Earbud pollution - the noise leaking out of the earphones of someone who’s listening to an iPod at a high volume.
*Shopping-mall osmosis *- When a popular song you’ve never purposely listened to sounds familiar to you, even though you’ve never consciously listened to it - you’ve heard it so often in the background at shopping malls, stores, etc. that you’ve picked up the song through shopping-mall osmosis.
Thanks we do too! Our family just loves family in-jokes and sayings. Once one gets coined, it’s family lore forever. My daughter is bright, so a lot of them come from her babyhood/toddlerhood.
French Cake Palace - My name for the Cheesecake Factory. One day I was trying to tell a friend where to meet us and for the life of me I couldn’t remember the name, my brain substituted those words and it just stuck. Now that’s all I call it.

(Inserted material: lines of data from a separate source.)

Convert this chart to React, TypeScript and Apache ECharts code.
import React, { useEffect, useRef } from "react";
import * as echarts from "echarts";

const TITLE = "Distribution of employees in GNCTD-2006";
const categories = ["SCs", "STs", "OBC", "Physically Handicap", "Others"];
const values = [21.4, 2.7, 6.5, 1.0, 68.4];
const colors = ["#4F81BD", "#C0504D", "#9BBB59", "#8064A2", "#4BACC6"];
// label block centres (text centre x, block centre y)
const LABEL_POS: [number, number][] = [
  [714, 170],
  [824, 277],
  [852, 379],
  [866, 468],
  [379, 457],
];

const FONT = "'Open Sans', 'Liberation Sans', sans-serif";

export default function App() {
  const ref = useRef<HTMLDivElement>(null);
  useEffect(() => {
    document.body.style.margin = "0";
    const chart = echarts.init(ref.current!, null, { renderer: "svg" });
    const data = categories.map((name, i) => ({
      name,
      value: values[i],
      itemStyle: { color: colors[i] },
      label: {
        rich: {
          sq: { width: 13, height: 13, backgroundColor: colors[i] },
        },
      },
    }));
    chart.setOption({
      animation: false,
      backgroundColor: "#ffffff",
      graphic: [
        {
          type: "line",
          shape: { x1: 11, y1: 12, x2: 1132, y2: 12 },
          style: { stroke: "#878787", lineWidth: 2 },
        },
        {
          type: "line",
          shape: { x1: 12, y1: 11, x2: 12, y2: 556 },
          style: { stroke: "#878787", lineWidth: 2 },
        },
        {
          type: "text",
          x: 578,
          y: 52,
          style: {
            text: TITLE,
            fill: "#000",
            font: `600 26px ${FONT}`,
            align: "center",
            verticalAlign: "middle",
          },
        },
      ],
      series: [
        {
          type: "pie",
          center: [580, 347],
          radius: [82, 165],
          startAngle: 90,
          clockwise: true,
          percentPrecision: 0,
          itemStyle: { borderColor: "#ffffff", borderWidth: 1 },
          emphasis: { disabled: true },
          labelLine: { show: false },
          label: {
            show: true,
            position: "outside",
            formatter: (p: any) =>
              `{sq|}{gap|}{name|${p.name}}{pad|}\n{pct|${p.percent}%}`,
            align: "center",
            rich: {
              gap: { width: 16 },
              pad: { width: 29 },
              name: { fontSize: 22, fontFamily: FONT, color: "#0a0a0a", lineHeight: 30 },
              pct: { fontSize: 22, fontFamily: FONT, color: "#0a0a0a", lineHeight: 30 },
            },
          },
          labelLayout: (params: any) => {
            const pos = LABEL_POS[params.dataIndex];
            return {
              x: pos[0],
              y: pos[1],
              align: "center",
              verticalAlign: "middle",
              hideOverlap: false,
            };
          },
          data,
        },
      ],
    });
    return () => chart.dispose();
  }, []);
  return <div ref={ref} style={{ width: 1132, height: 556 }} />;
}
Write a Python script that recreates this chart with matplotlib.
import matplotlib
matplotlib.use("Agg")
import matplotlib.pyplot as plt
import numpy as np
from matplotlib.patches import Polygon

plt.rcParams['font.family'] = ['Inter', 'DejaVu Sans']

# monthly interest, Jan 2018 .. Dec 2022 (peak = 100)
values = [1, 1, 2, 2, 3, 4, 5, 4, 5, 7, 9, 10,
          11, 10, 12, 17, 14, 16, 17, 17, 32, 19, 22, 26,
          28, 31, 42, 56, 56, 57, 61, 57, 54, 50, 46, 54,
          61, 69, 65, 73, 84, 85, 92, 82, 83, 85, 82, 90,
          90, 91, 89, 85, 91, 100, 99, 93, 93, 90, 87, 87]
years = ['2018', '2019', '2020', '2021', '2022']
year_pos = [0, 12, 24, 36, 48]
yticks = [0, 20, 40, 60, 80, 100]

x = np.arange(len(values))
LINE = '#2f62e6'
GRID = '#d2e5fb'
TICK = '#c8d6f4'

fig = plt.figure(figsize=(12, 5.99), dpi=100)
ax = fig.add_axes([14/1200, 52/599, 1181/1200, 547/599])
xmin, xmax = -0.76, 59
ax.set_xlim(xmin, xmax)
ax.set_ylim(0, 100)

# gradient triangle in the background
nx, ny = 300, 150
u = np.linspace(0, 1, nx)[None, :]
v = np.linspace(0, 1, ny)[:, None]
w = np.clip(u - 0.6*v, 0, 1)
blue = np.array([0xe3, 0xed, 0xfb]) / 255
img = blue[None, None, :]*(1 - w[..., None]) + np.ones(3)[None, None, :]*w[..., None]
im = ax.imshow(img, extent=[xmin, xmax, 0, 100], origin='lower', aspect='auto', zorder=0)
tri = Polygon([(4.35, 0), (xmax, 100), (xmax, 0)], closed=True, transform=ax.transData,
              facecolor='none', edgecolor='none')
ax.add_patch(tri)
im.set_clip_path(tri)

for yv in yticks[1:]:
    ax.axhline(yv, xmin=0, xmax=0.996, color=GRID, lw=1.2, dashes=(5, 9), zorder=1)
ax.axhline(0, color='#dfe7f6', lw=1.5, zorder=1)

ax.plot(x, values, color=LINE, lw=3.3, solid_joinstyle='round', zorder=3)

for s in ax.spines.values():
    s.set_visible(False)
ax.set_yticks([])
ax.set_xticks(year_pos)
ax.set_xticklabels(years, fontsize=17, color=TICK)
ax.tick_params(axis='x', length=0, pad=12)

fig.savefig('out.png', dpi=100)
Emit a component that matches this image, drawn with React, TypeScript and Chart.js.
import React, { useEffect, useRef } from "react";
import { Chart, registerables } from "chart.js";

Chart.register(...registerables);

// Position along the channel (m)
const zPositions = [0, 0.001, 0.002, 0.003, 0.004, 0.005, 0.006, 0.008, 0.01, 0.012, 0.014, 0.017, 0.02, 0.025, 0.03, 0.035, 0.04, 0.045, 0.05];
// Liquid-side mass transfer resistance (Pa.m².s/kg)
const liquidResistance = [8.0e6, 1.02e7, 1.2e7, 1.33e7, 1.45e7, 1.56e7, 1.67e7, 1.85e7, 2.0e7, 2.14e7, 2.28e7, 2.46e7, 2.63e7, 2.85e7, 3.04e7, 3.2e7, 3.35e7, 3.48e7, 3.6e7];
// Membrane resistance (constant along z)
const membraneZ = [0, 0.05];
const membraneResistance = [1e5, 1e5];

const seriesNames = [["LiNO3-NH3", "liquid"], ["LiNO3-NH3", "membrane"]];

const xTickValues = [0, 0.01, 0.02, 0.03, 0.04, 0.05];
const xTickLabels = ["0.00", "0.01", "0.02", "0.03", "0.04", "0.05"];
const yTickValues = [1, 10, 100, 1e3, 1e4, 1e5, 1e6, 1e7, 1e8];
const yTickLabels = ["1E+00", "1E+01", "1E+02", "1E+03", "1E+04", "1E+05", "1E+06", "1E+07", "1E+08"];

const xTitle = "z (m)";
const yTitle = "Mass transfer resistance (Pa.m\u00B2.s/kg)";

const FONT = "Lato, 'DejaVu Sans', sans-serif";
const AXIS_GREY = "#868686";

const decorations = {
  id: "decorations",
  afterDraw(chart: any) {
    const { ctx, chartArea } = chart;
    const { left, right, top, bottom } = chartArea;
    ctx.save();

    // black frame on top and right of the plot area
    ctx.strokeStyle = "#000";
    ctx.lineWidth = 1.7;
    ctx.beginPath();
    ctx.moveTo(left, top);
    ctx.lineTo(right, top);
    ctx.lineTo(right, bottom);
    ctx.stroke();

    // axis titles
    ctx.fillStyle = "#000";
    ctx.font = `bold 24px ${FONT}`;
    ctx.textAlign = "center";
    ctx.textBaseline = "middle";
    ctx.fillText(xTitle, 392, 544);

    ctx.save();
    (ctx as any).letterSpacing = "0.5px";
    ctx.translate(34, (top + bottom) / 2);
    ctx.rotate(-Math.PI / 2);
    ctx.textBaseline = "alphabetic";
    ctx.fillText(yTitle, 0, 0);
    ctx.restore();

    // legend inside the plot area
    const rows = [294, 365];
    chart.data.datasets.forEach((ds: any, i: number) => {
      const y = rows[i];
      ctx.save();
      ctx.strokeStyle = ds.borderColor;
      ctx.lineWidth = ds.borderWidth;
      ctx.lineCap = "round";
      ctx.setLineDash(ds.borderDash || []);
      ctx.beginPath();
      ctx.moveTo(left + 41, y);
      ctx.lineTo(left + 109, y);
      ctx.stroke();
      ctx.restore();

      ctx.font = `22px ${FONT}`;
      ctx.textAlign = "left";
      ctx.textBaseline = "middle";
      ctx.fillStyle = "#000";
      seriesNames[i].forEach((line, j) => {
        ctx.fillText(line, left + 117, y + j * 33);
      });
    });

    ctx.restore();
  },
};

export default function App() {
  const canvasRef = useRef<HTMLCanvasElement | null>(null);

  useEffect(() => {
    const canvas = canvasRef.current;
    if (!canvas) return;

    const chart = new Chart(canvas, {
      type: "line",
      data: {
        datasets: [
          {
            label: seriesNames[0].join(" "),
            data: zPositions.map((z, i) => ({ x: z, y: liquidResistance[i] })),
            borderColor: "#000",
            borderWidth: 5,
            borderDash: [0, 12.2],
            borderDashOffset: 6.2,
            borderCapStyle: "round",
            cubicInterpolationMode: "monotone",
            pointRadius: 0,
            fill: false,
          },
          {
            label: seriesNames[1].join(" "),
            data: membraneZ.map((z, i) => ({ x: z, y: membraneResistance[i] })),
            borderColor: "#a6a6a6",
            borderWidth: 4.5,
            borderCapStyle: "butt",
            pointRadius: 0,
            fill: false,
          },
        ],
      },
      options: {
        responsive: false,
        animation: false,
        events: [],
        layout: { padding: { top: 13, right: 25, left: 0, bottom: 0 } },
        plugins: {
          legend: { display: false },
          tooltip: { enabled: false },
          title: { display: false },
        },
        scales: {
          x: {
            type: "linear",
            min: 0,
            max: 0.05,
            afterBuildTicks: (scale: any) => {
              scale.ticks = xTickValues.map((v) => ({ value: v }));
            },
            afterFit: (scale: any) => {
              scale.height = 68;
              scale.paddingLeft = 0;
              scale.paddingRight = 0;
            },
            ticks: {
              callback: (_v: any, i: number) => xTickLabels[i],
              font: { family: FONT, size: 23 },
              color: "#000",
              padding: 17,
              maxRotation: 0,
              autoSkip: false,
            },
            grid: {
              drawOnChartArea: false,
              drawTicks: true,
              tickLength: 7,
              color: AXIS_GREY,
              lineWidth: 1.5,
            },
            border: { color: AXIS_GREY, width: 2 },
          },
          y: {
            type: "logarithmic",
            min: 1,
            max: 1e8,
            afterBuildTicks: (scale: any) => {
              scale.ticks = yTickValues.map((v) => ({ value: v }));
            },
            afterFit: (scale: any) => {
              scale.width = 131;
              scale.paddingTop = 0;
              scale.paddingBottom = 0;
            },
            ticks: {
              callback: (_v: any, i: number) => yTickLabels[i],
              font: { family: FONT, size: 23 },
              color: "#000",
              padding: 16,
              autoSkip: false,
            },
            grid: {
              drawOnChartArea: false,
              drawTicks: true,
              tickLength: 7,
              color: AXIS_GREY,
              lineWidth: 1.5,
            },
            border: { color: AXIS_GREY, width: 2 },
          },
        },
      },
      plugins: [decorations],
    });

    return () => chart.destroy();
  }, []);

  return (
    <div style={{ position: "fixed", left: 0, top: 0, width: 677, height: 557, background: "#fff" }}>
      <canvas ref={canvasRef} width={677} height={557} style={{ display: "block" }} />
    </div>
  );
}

Mouth Ghost - When your mouth suddenly gets haunted by a phantom flavor of something you haven’t eaten recently - sometimes for a long time. Like when out of no where you get the flavor of onion rings.
My friends used to get together every Friday to play Texas Hold 'Em. This tradition grew pretty big pretty fast, to the point we would switch homes to host games. One time, at Katie’s house, we had 2 tables with 7 players at each table. As the game progressed, it came down to 3 players at one table. The last three players were all blonde women. As the rules of the game allow, they kept switching winning hands so that there was no progress being made, just moving chips around. The 3 ladies collectively decided to fold the game and split the pot rather than play to a winner.
All the men (who had all been beaten out) were aghast at this decision. This isn’t how Texas Hold 'Em is played.
The ladies all agreed that they would just rather share the money than play a futile game. I decided to call this Blonde Logic. Which instantly became “Blondgic”. The definition: Only a blonde can think this way and thinks it makes sense. Because this way of thinking doesn’t follow the rules and nobody else thinks it makes any sense other than a blonde. Or in this case, a trio of blondes.
I like to think that Blondgic is more relevant than most people think, and now that I have this word in my vernacular, I think it is used more often than most people think. But that’s just me. (Because you can never know what a blonde is thinking).